The records below must be copied in full; omit the images.

══ Records provided

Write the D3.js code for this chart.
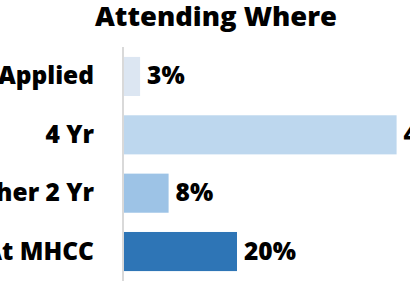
<!DOCTYPE html>
<html><head><meta charset="utf-8">
<script src="https://cdn.jsdelivr.net/npm/d3@7"></script>
<style>body{margin:0;background:#fff;overflow:hidden}svg{display:block}</style>
</head><body>
<svg id="c" width="410" height="286"></svg>
<script>
const title = "Attending Where";
const categories = ["Not Applied", "4 Yr", "Other 2 Yr", "At MHCC"];
const values = [3, 48, 8, 20];
const colors = ["#dce6f2", "#bdd7ee", "#9dc3e6", "#2e75b6"];

const svg = d3.select("#c");
const font = "'Open Sans', sans-serif";
const x0 = 123;
const x = d3.scaleLinear().domain([0, 20]).range([x0, 237]);
const y = d3.scaleBand().domain(categories).range([47, 281]).paddingInner(0.33).paddingOuter(0.17);

svg.append("text").attr("x", 216).attr("y", 26).attr("text-anchor", "middle")
  .attr("font-family", font).attr("font-weight", 800).attr("font-size", 27).attr("fill", "#000")
  .attr("textLength", 242).attr("lengthAdjust", "spacingAndGlyphs")
  .text(title);

svg.selectAll("rect.bar").data(values).enter().append("rect")
  .attr("x", x0).attr("y", (d, i) => y(categories[i]))
  .attr("width", d => x(d) - x0).attr("height", y.bandwidth())
  .attr("fill", (d, i) => colors[i]);

svg.append("line").attr("x1", x0).attr("x2", x0).attr("y1", 47).attr("y2", 281)
  .attr("stroke", "#d9d9d9").attr("stroke-width", 2);

svg.selectAll("text.cat").data(categories).enter().append("text")
  .attr("x", 94).attr("y", d => y(d) + y.bandwidth() / 2 + 8)
  .attr("text-anchor", "end").attr("font-family", font).attr("font-weight", 800)
  .attr("font-size", 24.5).attr("fill", "#000").text(d => d);

svg.selectAll("text.val").data(values).enter().append("text")
  .attr("x", d => x(d) + 7).attr("y", (d, i) => y(categories[i]) + y.bandwidth() / 2 + 8)
  .attr("font-family", font).attr("font-weight", 800)
  .attr("font-size", 24.5).attr("fill", "#000").text(d => d + "%");
</script>
</body></html>
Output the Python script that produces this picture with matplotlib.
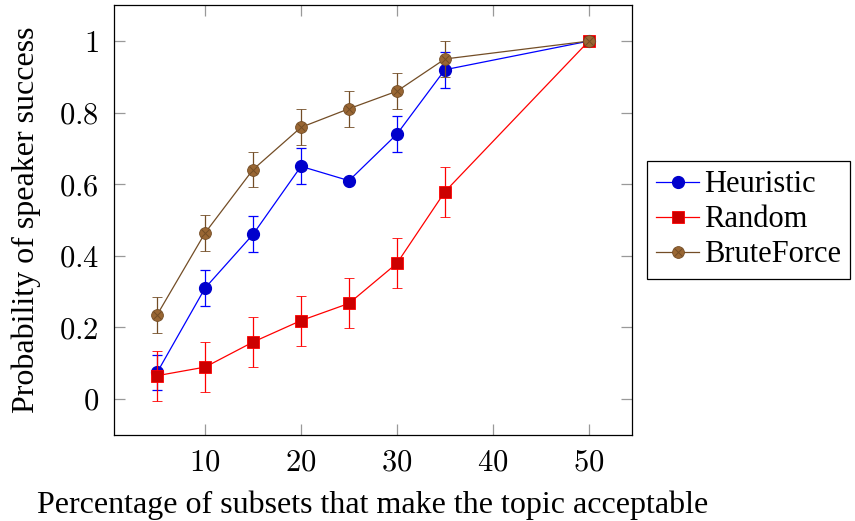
import matplotlib
matplotlib.use("Agg")
import matplotlib.pyplot as plt
from matplotlib.lines import Line2D
from matplotlib.ticker import FuncFormatter

# data
pct = [5, 10, 15, 20, 25, 30, 35, 50]

heuristic = [0.074, 0.31, 0.46, 0.65, 0.61, 0.74, 0.92, 1.0]
heuristic_err = [0.05, 0.05, 0.05, 0.05, 0.0, 0.05, 0.05, 0.0]

random_ = [0.065, 0.089, 0.159, 0.219, 0.267, 0.379, 0.579, 1.0]
random_err = [0.07, 0.07, 0.07, 0.07, 0.07, 0.07, 0.07, 0.0]

brute = [0.235, 0.464, 0.641, 0.759, 0.811, 0.86, 0.95, 1.0]
brute_err = [0.05, 0.05, 0.05, 0.05, 0.05, 0.05, 0.05, 0.0]

x_ticks = [10, 20, 30, 40, 50]
y_ticks = [0, 0.2, 0.4, 0.6, 0.8, 1.0]

# colours of the pgfplots default cycle list
blue_line, blue_fill = "#0000ff", "#0000cc"
red_line, red_fill = "#ff0000", "#cc0000"
brown_line, brown_fill = "#734d26", "#996633"

plt.rcParams["font.family"] = ["Liberation Serif", "DejaVu Serif"]
plt.rcParams["mathtext.fontset"] = "cm"
fs = 23

fig = plt.figure(figsize=(8.55, 5.21), dpi=100)
ax = fig.add_axes([0.1333, 0.1656, 0.6058, 0.8242])

ms = 8.5
lw = 0.9

ax.errorbar(pct, heuristic, yerr=heuristic_err, color=blue_line, lw=lw,
            marker="o", ms=ms, mfc=blue_fill, mec=blue_fill,
            capsize=3.8, elinewidth=lw, capthick=lw, zorder=3)
ax.errorbar(pct, random_, yerr=random_err, color=red_line, lw=lw,
            marker="s", ms=ms * 0.95, mfc=red_fill, mec=red_line, mew=0.6,
            capsize=3.8, elinewidth=lw, capthick=lw, zorder=4)
ax.errorbar(pct, brute, yerr=brute_err, color=brown_line, lw=lw,
            marker="o", ms=ms, mfc=brown_fill, mec=brown_line, mew=0.6,
            capsize=3.8, elinewidth=lw, capthick=lw, zorder=5)
# the cross inside the otimes marker
ax.plot(pct, brute, ls="none", marker="x", ms=ms * 0.65, mec=brown_line,
        mew=0.7, zorder=6)

ax.set_xlim(0.5, 54.5)
ax.set_ylim(-0.1, 1.1)
ax.set_xticks(x_ticks)
ax.set_yticks(y_ticks)
fmt = FuncFormatter(lambda v, p: "$%g$" % v)
ax.xaxis.set_major_formatter(fmt)
ax.yaxis.set_major_formatter(fmt)
ax.tick_params(direction="in", length=8, width=0.9, color="#999999",
               labelsize=22, top=True, right=True)
ax.tick_params(axis="x", pad=10)
ax.tick_params(axis="y", pad=11)
for s in ax.spines.values():
    s.set_linewidth(0.9)

ax.set_xlabel("Percentage of subsets that make the topic acceptable",
              fontsize=fs, labelpad=9)
ax.set_ylabel("Probability of speaker success", fontsize=fs, labelpad=13)

# legend handles, the brown one is circle + cross on top
h1 = Line2D([], [], color=blue_line, lw=lw, marker="o", ms=ms,
            mfc=blue_fill, mec=blue_fill)
h2 = Line2D([], [], color=red_line, lw=lw, marker="s", ms=ms * 0.95,
            mfc=red_fill, mec=red_line, mew=0.6)
h3a = Line2D([], [], color=brown_line, lw=lw, marker="o", ms=ms,
             mfc=brown_fill, mec=brown_line, mew=0.6)
h3b = Line2D([], [], ls="none", marker="x", ms=ms * 0.65, mec=brown_line, mew=0.7)

leg = fig.legend([h1, h2, (h3a, h3b)], ["Heuristic", "Random", "BruteForce"],
                 loc="center left", bbox_to_anchor=(0.757, 0.578),
                 fontsize=22, frameon=True, fancybox=False, framealpha=1,
                 edgecolor="black", handlelength=1.4, handletextpad=0.15,
                 labelspacing=0.2, borderpad=0.3, borderaxespad=0)
leg.get_frame().set_linewidth(0.9)

fig.savefig("out.png", dpi=100)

════

### The response
Write the D3.js code for this chart.
<!DOCTYPE html>
<html><head><meta charset="utf-8">
<script src="https://cdn.jsdelivr.net/npm/d3@7"></script>
<style>body{margin:0;background:#fff;overflow:hidden}svg{display:block}</style>
</head><body>
<svg id="c" width="410" height="286"></svg>
<script>
const title = "Attending Where";
const categories = ["Not Applied", "4 Yr", "Other 2 Yr", "At MHCC"];
const values = [3, 48, 8, 20];
const colors = ["#dce6f2", "#bdd7ee", "#9dc3e6", "#2e75b6"];

const svg = d3.select("#c");
const font = "'Open Sans', sans-serif";
const x0 = 123;
const x = d3.scaleLinear().domain([0, 20]).range([x0, 237]);
const y = d3.scaleBand().domain(categories).range([47, 281]).paddingInner(0.33).paddingOuter(0.17);

svg.append("text").attr("x", 216).attr("y", 26).attr("text-anchor", "middle")
  .attr("font-family", font).attr("font-weight", 800).attr("font-size", 27).attr("fill", "#000")
  .attr("textLength", 242).attr("lengthAdjust", "spacingAndGlyphs")
  .text(title);

svg.selectAll("rect.bar").data(values).enter().append("rect")
  .attr("x", x0).attr("y", (d, i) => y(categories[i]))
  .attr("width", d => x(d) - x0).attr("height", y.bandwidth())
  .attr("fill", (d, i) => colors[i]);

svg.append("line").attr("x1", x0).attr("x2", x0).attr("y1", 47).attr("y2", 281)
  .attr("stroke", "#d9d9d9").attr("stroke-width", 2);

svg.selectAll("text.cat").data(categories).enter().append("text")
  .attr("x", 94).attr("y", d => y(d) + y.bandwidth() / 2 + 8)
  .attr("text-anchor", "end").attr("font-family", font).attr("font-weight", 800)
  .attr("font-size", 24.5).attr("fill", "#000").text(d => d);

svg.selectAll("text.val").data(values).enter().append("text")
  .attr("x", d => x(d) + 7).attr("y", (d, i) => y(categories[i]) + y.bandwidth() / 2 + 8)
  .attr("font-family", font).attr("font-weight", 800)
  .attr("font-size", 24.5).attr("fill", "#000").text(d => d + "%");
</script>
</body></html>
Output the Python script that produces this picture with matplotlib.
import matplotlib
matplotlib.use("Agg")
import matplotlib.pyplot as plt
from matplotlib.lines import Line2D
from matplotlib.ticker import FuncFormatter

# data
pct = [5, 10, 15, 20, 25, 30, 35, 50]

heuristic = [0.074, 0.31, 0.46, 0.65, 0.61, 0.74, 0.92, 1.0]
heuristic_err = [0.05, 0.05, 0.05, 0.05, 0.0, 0.05, 0.05, 0.0]

random_ = [0.065, 0.089, 0.159, 0.219, 0.267, 0.379, 0.579, 1.0]
random_err = [0.07, 0.07, 0.07, 0.07, 0.07, 0.07, 0.07, 0.0]

brute = [0.235, 0.464, 0.641, 0.759, 0.811, 0.86, 0.95, 1.0]
brute_err = [0.05, 0.05, 0.05, 0.05, 0.05, 0.05, 0.05, 0.0]

x_ticks = [10, 20, 30, 40, 50]
y_ticks = [0, 0.2, 0.4, 0.6, 0.8, 1.0]

# colours of the pgfplots default cycle list
blue_line, blue_fill = "#0000ff", "#0000cc"
red_line, red_fill = "#ff0000", "#cc0000"
brown_line, brown_fill = "#734d26", "#996633"

plt.rcParams["font.family"] = ["Liberation Serif", "DejaVu Serif"]
plt.rcParams["mathtext.fontset"] = "cm"
fs = 23

fig = plt.figure(figsize=(8.55, 5.21), dpi=100)
ax = fig.add_axes([0.1333, 0.1656, 0.6058, 0.8242])

ms = 8.5
lw = 0.9

ax.errorbar(pct, heuristic, yerr=heuristic_err, color=blue_line, lw=lw,
            marker="o", ms=ms, mfc=blue_fill, mec=blue_fill,
            capsize=3.8, elinewidth=lw, capthick=lw, zorder=3)
ax.errorbar(pct, random_, yerr=random_err, color=red_line, lw=lw,
            marker="s", ms=ms * 0.95, mfc=red_fill, mec=red_line, mew=0.6,
            capsize=3.8, elinewidth=lw, capthick=lw, zorder=4)
ax.errorbar(pct, brute, yerr=brute_err, color=brown_line, lw=lw,
            marker="o", ms=ms, mfc=brown_fill, mec=brown_line, mew=0.6,
            capsize=3.8, elinewidth=lw, capthick=lw, zorder=5)
# the cross inside the otimes marker
ax.plot(pct, brute, ls="none", marker="x", ms=ms * 0.65, mec=brown_line,
        mew=0.7, zorder=6)

ax.set_xlim(0.5, 54.5)
ax.set_ylim(-0.1, 1.1)
ax.set_xticks(x_ticks)
ax.set_yticks(y_ticks)
fmt = FuncFormatter(lambda v, p: "$%g$" % v)
ax.xaxis.set_major_formatter(fmt)
ax.yaxis.set_major_formatter(fmt)
ax.tick_params(direction="in", length=8, width=0.9, color="#999999",
               labelsize=22, top=True, right=True)
ax.tick_params(axis="x", pad=10)
ax.tick_params(axis="y", pad=11)
for s in ax.spines.values():
    s.set_linewidth(0.9)

ax.set_xlabel("Percentage of subsets that make the topic acceptable",
              fontsize=fs, labelpad=9)
ax.set_ylabel("Probability of speaker success", fontsize=fs, labelpad=13)

# legend handles, the brown one is circle + cross on top
h1 = Line2D([], [], color=blue_line, lw=lw, marker="o", ms=ms,
            mfc=blue_fill, mec=blue_fill)
h2 = Line2D([], [], color=red_line, lw=lw, marker="s", ms=ms * 0.95,
            mfc=red_fill, mec=red_line, mew=0.6)
h3a = Line2D([], [], color=brown_line, lw=lw, marker="o", ms=ms,
             mfc=brown_fill, mec=brown_line, mew=0.6)
h3b = Line2D([], [], ls="none", marker="x", ms=ms * 0.65, mec=brown_line, mew=0.7)

leg = fig.legend([h1, h2, (h3a, h3b)], ["Heuristic", "Random", "BruteForce"],
                 loc="center left", bbox_to_anchor=(0.757, 0.578),
                 fontsize=22, frameon=True, fancybox=False, framealpha=1,
                 edgecolor="black", handlelength=1.4, handletextpad=0.15,
                 labelspacing=0.2, borderpad=0.3, borderaxespad=0)
leg.get_frame().set_linewidth(0.9)

fig.savefig("out.png", dpi=100)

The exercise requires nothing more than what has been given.